17.11.2015

Gribouillage – Mot du jour

À première vue, on pourrait croire que vous essayez de passer le temps et que vous n’êtes pas attentif : vous avez été pris en flagrant délit de gribouillage. Pour beaucoup, cet acte est considéré comme un moyen de tuer l’ennui, comme le fait de jouer à Angry Birds lors d’une réunion. Cependant, la science pourrait bien tordre le coup à cette idée reçue. Mais avant de faire l’éloge des « gribouilleurs » et de révolutionner à jamais les réunions, intéressons-nous à l’usage anglais de ce mot.

En anglais, gribouillage se dit « doodle ». Bien qu’essentiellement associé à des dessins informes et aux Doodles de Google, ce mot avait à l’origine un tout autre sens. Dérivé du bas allemand Dudeltop, doodle était initialement utilisé pour désigner un imbécile ou un simple d’esprit, comme dans la célèbre chanson Yankee Doodle chantée par les loyalistes britanniques pendant la révolution américaine (1775-1783). Si d’une personne ce mot en est venu à définir des gribouillis artistiques, c’est parce que ces petits dessins étaient considérés par beaucoup comme une perte de temps inutile, œuvre des imbéciles.

Contrairement à ce que l’on pourrait penser, les gribouillages sont bien plus complexes qu’il n’y parait. Une expérience réalisée en 2009 par l’université de Plymouth a montré que les personnes qui gribouillaient au cours d’une réunion retenaient en moyenne 29 % d’informations en plus que les autres. De plus, en 2011, un article de Science a démontré que, en dessinant/utilisant des éléments visuels au lieu de n’utiliser que des mots, les gens comprenaient mieux un concept particulier et étaient plus à même de le transmettre. Pour finir, il semblerait que les gribouillages eux-mêmes aient un sens caché : d’après les graphologues, si vous gribouillez de petites lignes droites, vous êtes probablement timide et pragmatique. À l’inverse, si vous gribouillez de grandes formes arrondies et des lignes courbes, vous êtes probablement sensible, sûr de vous et ouvert.

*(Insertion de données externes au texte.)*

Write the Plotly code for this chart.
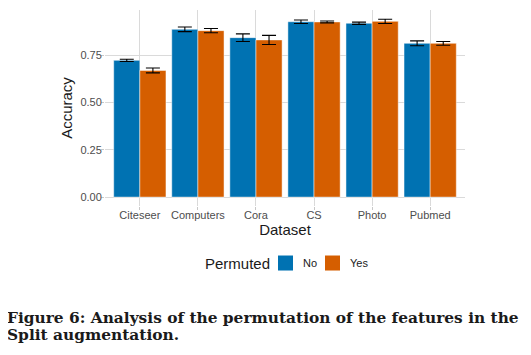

La première utilisation connue du mot doodle en anglais se trouve dans une pièce de théâtre de 1629 de John Ford, The Lover’s Melancholy, où il écrivit : « Vanish, Doodles, Vanish », utilisant le mot dans le sens d’imbécile, de fou. Russell Arundel fut le premier à utiliser et définir le mot avec le sens que nous lui connaissons aujourd’hui. Dans son livre de gribouillages de 1937, il écrivit : « A ‘doodle’ is a scribbling or sketch made while the conscious mind is concerned with matters wholely unrelated to the scribbling » (« Un “gribouillage” est un croquis réalisé lorsque l’esprit conscient est préoccupé par des affaires qui n’ont absolument rien à voir avec ce dessin. »). Vingt ans après Arundel, comprenant que ces gribouillages étaient bien plus que de simples dessins informes, Helen Gardner affirma dans The Limits of Literary Criticism que lorsque les « premiers brouillons, notes et « gribouillages » d’un écrivain ont été conservés, nous pouvons essayer de retracer avec un succès limité les mécanismes de l’imagination créatrice ». Il est intéressant de noter que, bien que Gardner ait écrit ces mots il y a près de 60 ans, nous découvrons aujourd’hui qu’elle avait raison, mais que cela ne vaut pas seulement pour les écrivains.